_Written instruction_. In the entries that follow, how many lines hold the string "LaTeX"? Give only that number.

======== Given records

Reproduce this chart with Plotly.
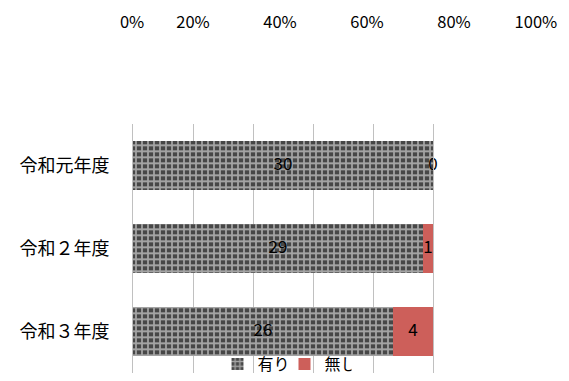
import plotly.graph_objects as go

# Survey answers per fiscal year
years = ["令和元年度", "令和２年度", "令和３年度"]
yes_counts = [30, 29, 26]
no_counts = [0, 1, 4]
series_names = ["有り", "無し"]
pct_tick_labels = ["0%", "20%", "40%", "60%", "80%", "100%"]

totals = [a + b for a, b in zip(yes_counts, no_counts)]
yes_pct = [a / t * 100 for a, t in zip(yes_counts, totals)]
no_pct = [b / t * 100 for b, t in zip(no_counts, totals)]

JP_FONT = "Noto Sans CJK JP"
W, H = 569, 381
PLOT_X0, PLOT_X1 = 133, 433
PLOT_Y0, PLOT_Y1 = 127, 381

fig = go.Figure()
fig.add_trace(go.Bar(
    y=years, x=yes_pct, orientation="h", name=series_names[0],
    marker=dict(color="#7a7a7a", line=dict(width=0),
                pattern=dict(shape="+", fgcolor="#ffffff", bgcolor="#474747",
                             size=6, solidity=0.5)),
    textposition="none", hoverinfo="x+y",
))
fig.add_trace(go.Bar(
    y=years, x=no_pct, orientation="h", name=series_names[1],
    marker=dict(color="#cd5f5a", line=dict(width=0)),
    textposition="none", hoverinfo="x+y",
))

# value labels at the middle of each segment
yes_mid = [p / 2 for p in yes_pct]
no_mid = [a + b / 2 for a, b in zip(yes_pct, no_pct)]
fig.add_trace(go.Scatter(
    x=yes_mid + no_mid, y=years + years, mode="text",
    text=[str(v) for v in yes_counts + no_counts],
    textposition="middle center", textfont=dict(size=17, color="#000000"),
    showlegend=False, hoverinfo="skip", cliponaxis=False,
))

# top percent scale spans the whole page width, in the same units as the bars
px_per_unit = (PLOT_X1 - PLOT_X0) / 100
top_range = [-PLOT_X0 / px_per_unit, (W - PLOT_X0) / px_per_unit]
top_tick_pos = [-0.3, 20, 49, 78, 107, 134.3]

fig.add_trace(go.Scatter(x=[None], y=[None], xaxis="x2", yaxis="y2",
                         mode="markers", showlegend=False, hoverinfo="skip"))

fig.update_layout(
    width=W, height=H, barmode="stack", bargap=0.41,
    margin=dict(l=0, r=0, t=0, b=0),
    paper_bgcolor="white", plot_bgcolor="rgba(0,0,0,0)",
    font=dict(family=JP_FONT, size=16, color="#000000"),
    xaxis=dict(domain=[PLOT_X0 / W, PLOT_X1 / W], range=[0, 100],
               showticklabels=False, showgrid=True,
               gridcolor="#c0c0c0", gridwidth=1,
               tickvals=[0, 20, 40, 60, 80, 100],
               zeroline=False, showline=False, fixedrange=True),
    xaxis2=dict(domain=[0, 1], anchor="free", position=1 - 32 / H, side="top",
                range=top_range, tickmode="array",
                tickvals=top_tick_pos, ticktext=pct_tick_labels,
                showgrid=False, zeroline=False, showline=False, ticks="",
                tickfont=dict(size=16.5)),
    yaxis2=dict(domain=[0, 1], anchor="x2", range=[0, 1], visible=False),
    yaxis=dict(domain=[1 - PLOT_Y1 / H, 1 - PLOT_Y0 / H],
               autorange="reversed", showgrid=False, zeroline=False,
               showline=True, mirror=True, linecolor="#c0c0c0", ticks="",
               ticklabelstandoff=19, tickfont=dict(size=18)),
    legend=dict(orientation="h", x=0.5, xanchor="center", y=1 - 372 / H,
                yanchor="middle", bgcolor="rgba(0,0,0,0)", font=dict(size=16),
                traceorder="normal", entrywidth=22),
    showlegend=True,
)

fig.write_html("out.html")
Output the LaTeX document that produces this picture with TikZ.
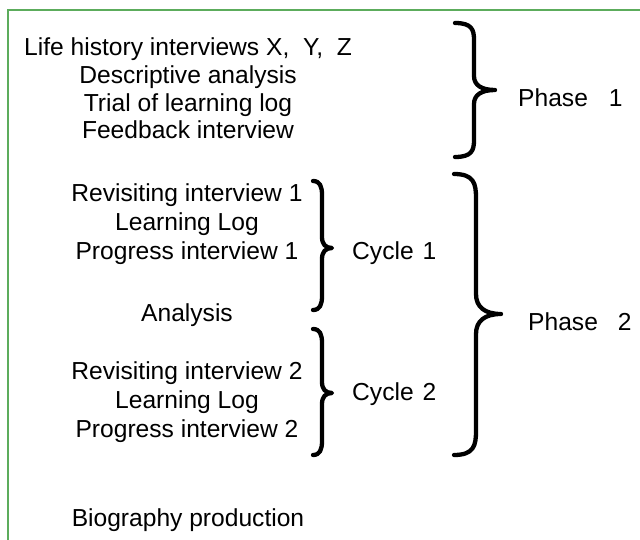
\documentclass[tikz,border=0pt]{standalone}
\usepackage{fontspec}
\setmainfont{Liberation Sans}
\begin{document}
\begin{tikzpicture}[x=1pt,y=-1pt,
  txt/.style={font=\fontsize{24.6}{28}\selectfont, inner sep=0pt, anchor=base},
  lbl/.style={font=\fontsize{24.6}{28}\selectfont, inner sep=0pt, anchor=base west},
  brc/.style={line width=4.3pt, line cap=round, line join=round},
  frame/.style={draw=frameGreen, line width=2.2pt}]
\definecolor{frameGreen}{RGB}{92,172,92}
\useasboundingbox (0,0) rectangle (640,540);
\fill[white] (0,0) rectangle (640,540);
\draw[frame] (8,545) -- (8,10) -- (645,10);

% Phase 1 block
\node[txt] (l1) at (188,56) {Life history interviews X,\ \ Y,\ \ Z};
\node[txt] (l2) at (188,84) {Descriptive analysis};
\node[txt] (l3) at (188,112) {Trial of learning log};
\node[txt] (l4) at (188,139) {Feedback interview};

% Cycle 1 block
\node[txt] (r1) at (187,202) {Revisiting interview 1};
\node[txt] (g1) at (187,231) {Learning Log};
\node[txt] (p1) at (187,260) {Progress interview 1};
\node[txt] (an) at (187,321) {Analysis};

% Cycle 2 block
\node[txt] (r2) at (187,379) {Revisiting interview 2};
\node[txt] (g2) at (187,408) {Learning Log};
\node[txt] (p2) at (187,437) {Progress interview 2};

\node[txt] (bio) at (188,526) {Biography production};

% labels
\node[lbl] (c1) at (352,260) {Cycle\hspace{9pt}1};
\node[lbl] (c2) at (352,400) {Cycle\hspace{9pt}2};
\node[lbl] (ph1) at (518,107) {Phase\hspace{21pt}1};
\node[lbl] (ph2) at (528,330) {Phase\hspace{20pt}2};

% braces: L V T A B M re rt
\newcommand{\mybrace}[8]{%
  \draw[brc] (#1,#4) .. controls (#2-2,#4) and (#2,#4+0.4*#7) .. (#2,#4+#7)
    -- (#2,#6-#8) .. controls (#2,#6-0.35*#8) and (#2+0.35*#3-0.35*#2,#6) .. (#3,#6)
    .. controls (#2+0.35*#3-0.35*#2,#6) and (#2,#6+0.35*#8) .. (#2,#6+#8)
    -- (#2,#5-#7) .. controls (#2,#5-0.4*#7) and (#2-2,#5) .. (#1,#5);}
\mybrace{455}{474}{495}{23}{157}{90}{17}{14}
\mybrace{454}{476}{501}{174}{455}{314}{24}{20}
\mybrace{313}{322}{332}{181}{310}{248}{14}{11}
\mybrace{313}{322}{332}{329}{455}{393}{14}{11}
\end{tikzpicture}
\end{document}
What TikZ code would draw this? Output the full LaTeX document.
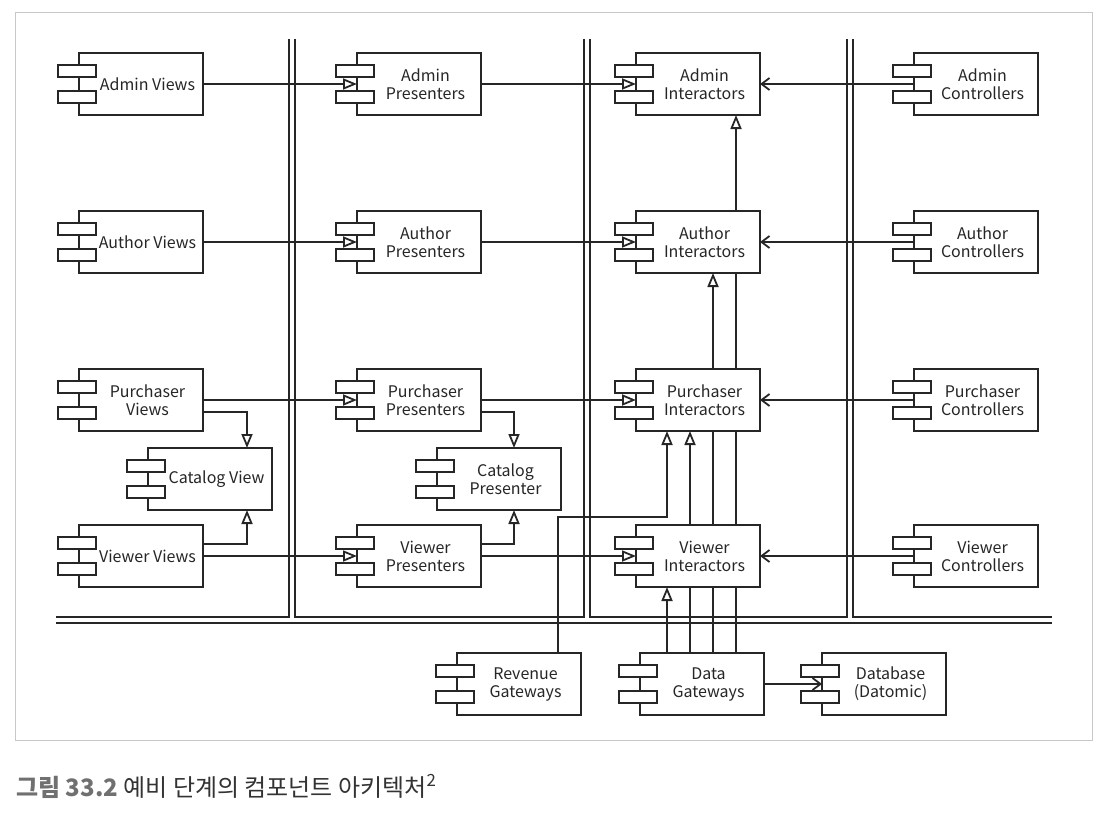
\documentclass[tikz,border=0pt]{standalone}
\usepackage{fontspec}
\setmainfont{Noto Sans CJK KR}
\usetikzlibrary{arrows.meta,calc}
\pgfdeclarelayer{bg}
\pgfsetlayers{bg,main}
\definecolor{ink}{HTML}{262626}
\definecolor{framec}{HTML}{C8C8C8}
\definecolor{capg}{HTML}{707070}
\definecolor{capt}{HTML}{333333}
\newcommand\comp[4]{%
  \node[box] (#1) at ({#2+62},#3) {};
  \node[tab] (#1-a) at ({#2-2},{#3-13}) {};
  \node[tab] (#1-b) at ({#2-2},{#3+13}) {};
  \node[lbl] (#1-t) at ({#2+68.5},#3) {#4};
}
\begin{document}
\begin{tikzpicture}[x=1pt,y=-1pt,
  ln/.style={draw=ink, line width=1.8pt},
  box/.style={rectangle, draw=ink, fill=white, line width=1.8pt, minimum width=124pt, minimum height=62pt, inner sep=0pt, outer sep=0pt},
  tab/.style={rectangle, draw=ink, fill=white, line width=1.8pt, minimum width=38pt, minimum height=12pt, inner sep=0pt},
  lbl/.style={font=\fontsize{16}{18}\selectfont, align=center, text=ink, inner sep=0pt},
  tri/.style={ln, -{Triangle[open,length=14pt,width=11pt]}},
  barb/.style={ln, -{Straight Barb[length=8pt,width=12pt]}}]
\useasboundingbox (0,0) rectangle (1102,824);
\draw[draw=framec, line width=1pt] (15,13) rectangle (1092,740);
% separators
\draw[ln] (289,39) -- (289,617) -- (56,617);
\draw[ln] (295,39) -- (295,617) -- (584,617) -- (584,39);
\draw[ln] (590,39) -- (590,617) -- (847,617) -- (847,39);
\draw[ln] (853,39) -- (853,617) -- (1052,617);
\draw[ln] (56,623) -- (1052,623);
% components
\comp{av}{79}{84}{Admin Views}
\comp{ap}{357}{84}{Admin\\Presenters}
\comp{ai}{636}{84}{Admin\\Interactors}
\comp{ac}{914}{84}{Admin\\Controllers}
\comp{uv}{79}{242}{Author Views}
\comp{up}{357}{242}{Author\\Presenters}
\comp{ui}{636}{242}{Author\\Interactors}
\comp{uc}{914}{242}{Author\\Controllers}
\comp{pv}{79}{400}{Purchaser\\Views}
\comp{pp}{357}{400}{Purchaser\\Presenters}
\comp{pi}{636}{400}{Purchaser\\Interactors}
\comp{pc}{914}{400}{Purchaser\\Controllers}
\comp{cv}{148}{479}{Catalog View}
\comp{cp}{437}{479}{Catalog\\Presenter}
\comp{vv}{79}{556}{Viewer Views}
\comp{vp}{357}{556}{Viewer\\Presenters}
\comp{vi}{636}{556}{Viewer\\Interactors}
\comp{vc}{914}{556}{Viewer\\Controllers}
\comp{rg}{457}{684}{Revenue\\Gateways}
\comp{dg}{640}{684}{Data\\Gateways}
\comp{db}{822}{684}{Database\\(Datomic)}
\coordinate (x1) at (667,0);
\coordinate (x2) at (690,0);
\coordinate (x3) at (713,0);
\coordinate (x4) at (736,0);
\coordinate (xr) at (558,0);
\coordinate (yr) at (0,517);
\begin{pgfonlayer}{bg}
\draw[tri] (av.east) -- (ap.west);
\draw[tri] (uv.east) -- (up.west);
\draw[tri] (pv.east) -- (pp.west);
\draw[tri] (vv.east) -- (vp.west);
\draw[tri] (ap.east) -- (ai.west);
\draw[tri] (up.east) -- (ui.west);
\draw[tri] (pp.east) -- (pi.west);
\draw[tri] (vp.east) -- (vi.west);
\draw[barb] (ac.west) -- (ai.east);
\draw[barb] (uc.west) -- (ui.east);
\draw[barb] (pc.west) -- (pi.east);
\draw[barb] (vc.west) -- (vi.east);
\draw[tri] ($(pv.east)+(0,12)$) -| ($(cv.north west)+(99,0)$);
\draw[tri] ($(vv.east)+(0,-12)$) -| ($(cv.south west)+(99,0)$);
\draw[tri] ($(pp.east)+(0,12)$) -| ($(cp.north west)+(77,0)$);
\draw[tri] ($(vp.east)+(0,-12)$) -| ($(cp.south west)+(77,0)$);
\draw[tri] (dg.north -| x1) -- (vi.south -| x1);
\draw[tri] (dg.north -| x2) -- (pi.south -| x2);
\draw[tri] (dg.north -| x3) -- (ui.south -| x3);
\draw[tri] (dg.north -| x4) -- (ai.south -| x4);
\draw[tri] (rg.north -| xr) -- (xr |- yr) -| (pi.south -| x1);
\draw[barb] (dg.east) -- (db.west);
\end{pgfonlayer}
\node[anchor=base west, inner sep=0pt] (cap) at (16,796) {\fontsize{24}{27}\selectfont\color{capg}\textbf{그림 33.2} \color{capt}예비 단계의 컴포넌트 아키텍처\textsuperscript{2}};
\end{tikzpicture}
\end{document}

================

_Result of the task_. 2